— Start —

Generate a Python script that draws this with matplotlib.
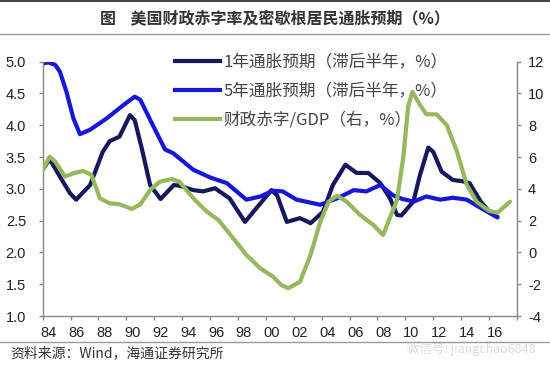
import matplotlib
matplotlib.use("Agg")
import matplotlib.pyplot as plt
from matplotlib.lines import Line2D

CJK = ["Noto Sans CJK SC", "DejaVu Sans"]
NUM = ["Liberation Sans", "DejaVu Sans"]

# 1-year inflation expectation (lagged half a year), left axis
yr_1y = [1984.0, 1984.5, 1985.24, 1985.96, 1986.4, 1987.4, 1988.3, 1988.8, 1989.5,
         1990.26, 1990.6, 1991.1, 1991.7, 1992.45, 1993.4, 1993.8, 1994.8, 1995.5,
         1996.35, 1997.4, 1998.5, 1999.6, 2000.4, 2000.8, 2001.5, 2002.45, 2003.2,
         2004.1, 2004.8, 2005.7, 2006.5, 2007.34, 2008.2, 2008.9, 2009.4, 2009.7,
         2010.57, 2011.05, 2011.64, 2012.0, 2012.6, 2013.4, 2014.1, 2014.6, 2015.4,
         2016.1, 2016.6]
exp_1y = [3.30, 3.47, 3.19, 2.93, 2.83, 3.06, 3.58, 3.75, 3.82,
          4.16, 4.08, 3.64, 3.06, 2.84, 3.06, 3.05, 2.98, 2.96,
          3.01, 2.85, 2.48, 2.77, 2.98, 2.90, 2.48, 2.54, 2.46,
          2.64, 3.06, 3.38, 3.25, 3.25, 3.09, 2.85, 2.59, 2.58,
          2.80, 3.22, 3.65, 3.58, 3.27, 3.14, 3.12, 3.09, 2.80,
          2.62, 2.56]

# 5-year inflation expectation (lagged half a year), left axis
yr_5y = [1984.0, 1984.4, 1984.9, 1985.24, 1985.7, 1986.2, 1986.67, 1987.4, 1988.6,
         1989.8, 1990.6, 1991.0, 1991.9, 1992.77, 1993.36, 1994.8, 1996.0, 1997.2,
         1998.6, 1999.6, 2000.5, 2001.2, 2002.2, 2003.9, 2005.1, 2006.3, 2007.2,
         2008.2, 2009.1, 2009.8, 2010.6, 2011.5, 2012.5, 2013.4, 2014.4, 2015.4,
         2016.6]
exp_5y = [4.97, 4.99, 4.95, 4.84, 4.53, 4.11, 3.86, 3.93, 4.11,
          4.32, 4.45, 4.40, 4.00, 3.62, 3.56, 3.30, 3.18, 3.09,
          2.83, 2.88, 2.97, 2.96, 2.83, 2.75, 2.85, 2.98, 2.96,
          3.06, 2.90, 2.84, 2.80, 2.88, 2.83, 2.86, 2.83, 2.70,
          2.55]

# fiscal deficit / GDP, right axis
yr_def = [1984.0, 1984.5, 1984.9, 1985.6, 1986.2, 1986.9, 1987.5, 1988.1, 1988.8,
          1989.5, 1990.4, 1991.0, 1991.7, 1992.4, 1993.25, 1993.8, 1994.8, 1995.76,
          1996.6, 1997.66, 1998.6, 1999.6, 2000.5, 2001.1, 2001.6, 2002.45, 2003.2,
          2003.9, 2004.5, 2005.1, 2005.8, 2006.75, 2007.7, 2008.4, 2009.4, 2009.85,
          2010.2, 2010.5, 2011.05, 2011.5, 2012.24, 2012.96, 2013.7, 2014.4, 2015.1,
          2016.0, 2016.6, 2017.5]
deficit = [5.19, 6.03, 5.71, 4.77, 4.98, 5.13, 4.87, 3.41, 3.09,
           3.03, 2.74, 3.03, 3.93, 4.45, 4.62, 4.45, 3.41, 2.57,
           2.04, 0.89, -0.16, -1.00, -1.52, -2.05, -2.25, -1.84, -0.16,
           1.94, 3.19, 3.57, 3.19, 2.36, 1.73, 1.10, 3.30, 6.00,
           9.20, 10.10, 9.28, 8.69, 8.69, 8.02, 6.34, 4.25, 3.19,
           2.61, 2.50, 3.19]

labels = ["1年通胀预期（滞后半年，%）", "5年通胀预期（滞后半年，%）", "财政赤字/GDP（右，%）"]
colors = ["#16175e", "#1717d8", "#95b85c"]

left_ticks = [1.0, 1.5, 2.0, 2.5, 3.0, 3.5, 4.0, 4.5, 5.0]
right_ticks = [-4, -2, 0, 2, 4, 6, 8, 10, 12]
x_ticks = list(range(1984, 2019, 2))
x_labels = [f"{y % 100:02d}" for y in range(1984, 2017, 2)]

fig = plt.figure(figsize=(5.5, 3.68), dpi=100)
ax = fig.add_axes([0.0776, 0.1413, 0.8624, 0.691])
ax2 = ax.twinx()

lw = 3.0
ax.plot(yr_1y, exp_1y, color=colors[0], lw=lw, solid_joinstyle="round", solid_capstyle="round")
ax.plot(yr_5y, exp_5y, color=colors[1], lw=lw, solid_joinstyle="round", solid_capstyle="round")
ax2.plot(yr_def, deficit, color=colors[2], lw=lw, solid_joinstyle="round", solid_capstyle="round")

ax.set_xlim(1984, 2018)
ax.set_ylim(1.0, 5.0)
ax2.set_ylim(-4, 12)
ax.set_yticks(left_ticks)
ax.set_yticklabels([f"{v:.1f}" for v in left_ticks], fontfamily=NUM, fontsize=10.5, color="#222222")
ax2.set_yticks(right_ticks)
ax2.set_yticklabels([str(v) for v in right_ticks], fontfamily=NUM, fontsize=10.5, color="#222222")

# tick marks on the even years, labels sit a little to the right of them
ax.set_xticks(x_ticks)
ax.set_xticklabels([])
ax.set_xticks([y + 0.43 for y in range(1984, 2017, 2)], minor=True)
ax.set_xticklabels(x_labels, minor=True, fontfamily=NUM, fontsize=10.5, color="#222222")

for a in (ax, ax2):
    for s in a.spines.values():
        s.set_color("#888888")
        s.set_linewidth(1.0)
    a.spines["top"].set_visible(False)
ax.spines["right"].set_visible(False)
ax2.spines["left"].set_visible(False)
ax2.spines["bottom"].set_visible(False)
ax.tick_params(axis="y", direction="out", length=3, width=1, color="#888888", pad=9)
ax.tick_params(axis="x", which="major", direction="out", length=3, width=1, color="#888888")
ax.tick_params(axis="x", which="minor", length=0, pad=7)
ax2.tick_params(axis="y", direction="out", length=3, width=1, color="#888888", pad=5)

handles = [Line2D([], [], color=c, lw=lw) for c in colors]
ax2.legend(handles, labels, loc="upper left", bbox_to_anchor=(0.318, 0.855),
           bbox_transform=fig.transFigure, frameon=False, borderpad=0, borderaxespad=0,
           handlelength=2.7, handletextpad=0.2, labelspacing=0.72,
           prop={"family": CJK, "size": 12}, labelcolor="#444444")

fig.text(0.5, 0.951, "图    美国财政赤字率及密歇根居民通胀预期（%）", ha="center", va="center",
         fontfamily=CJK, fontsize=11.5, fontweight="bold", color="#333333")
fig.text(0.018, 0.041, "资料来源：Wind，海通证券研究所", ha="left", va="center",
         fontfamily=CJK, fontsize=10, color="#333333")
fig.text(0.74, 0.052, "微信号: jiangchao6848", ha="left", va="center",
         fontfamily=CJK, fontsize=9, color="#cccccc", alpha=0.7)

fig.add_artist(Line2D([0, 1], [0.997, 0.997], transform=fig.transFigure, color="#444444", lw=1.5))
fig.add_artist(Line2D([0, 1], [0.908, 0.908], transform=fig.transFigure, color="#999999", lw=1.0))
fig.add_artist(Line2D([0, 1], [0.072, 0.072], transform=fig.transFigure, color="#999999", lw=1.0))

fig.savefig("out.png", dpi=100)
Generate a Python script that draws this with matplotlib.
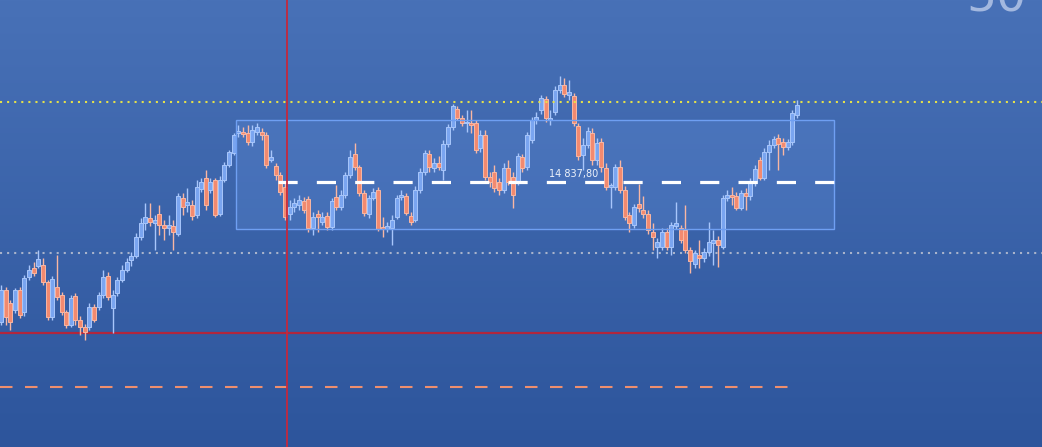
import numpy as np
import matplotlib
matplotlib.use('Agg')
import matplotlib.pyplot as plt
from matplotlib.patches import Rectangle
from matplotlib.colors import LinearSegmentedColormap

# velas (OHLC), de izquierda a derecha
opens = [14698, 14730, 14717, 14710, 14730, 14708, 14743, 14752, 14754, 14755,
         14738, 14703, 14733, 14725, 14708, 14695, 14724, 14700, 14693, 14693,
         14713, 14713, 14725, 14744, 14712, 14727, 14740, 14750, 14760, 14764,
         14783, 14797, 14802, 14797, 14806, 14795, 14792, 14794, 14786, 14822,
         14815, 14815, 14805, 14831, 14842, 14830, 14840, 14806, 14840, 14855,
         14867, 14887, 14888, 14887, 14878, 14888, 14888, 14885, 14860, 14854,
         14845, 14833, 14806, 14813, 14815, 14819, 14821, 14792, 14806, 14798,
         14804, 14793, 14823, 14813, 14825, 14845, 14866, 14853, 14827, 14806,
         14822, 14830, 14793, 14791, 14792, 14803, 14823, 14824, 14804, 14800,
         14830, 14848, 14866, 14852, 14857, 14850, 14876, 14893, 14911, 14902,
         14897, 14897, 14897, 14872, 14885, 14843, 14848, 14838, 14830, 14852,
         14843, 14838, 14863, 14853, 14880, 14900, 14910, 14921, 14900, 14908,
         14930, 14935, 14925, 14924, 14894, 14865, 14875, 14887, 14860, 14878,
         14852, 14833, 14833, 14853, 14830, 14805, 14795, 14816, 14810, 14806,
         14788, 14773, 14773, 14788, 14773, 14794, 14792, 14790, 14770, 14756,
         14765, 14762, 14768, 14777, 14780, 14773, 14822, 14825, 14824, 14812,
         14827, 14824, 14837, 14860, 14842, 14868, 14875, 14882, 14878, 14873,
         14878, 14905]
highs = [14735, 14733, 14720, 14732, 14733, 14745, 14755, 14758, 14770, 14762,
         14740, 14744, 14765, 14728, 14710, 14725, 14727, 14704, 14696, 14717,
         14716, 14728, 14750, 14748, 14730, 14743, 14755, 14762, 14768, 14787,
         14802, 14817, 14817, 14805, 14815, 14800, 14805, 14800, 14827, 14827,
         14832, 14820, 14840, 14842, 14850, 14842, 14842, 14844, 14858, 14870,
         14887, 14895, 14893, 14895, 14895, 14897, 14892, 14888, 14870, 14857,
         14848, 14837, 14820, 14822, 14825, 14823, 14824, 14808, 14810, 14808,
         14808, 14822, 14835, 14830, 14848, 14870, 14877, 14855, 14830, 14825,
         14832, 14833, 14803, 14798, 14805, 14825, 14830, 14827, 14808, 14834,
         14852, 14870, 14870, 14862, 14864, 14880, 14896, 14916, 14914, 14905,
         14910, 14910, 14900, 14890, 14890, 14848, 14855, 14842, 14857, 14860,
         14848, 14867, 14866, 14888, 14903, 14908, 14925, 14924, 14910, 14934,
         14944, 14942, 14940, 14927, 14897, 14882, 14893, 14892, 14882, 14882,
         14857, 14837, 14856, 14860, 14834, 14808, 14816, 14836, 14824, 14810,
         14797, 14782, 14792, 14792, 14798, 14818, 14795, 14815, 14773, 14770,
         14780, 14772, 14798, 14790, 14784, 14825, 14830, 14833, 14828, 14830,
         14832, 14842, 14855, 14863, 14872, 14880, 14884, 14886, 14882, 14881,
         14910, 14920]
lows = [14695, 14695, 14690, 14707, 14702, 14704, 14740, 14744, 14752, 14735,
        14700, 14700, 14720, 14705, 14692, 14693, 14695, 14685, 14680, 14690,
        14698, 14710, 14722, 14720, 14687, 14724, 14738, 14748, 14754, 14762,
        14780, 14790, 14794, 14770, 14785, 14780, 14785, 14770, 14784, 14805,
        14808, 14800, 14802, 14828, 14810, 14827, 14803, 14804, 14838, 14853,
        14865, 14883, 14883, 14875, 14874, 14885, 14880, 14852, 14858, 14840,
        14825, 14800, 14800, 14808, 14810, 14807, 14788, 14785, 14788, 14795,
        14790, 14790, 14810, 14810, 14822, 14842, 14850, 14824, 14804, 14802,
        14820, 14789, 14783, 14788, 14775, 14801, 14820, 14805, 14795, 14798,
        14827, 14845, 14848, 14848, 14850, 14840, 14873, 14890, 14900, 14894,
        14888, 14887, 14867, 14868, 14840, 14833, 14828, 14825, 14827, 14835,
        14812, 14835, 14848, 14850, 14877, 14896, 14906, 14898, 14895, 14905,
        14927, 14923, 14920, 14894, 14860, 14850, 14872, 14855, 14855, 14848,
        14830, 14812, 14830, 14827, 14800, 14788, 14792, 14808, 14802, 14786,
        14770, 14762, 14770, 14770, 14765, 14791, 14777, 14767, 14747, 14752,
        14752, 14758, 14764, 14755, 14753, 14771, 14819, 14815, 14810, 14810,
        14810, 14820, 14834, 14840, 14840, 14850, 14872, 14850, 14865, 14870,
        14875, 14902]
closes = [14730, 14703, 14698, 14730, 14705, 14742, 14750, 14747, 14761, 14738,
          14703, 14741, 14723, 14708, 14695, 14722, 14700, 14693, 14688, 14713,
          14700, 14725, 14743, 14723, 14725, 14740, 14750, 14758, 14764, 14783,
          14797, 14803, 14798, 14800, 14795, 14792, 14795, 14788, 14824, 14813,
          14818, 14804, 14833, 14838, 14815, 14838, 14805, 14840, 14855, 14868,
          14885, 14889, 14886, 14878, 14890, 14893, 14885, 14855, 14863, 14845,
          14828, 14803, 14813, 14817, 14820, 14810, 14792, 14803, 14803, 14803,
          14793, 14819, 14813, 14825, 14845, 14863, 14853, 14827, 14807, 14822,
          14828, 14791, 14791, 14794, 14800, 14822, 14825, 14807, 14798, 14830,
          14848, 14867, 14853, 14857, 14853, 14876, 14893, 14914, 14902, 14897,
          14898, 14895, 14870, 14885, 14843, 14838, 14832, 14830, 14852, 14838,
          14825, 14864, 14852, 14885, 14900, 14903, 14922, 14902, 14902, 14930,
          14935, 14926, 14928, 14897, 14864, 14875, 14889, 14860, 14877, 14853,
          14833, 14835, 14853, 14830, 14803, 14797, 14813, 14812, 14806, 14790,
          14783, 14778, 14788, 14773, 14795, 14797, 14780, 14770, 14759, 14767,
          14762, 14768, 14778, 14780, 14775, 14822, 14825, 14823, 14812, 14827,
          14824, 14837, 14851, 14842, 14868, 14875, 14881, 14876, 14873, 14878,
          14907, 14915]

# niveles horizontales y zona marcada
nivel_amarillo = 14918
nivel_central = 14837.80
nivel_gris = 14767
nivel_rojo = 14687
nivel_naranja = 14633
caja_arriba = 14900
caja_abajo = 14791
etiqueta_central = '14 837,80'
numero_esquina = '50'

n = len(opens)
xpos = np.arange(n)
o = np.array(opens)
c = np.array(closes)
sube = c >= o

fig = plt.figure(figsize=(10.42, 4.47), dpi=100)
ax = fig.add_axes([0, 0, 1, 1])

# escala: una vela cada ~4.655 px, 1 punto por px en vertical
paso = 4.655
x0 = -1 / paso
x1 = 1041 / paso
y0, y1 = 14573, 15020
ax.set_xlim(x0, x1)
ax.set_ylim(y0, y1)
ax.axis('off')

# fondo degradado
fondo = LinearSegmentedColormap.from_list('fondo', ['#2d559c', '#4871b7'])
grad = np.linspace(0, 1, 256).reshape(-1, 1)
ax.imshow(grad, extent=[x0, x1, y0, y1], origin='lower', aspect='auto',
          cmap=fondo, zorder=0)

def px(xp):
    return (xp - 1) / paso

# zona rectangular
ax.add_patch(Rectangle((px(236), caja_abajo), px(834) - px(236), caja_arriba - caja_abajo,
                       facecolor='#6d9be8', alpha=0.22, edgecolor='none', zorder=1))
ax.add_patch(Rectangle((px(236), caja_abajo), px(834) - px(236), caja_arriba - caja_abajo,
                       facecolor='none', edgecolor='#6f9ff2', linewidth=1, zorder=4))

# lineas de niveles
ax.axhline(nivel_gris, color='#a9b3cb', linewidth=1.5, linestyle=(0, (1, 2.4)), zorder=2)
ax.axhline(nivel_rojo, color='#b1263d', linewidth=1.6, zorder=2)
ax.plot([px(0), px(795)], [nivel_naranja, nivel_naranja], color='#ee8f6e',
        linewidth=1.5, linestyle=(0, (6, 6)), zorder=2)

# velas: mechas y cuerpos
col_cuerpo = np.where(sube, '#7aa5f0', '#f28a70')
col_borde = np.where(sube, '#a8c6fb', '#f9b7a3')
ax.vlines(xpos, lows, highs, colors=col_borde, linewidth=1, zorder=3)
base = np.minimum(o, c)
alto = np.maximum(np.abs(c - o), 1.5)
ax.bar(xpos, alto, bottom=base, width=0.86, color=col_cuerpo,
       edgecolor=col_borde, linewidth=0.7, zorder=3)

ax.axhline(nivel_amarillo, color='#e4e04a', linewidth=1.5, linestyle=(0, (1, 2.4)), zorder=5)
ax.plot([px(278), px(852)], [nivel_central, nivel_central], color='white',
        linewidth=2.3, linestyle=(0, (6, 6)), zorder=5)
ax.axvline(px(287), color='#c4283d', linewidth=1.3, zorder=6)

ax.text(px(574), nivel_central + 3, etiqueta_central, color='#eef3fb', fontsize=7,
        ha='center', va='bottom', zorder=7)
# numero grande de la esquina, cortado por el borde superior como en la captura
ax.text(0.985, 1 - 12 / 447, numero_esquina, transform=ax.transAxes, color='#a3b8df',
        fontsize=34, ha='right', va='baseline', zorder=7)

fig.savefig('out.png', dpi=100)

— End —

- _Written problem_
Please extract exactly the lines of the data, from the first through the line containing "2.62, 2.56]", and add no pictures to the copy.

- _Reply_
Generate a Python script that draws this with matplotlib.
import matplotlib
matplotlib.use("Agg")
import matplotlib.pyplot as plt
from matplotlib.lines import Line2D

CJK = ["Noto Sans CJK SC", "DejaVu Sans"]
NUM = ["Liberation Sans", "DejaVu Sans"]

# 1-year inflation expectation (lagged half a year), left axis
yr_1y = [1984.0, 1984.5, 1985.24, 1985.96, 1986.4, 1987.4, 1988.3, 1988.8, 1989.5,
         1990.26, 1990.6, 1991.1, 1991.7, 1992.45, 1993.4, 1993.8, 1994.8, 1995.5,
         1996.35, 1997.4, 1998.5, 1999.6, 2000.4, 2000.8, 2001.5, 2002.45, 2003.2,
         2004.1, 2004.8, 2005.7, 2006.5, 2007.34, 2008.2, 2008.9, 2009.4, 2009.7,
         2010.57, 2011.05, 2011.64, 2012.0, 2012.6, 2013.4, 2014.1, 2014.6, 2015.4,
         2016.1, 2016.6]
exp_1y = [3.30, 3.47, 3.19, 2.93, 2.83, 3.06, 3.58, 3.75, 3.82,
          4.16, 4.08, 3.64, 3.06, 2.84, 3.06, 3.05, 2.98, 2.96,
          3.01, 2.85, 2.48, 2.77, 2.98, 2.90, 2.48, 2.54, 2.46,
          2.64, 3.06, 3.38, 3.25, 3.25, 3.09, 2.85, 2.59, 2.58,
          2.80, 3.22, 3.65, 3.58, 3.27, 3.14, 3.12, 3.09, 2.80,
          2.62, 2.56]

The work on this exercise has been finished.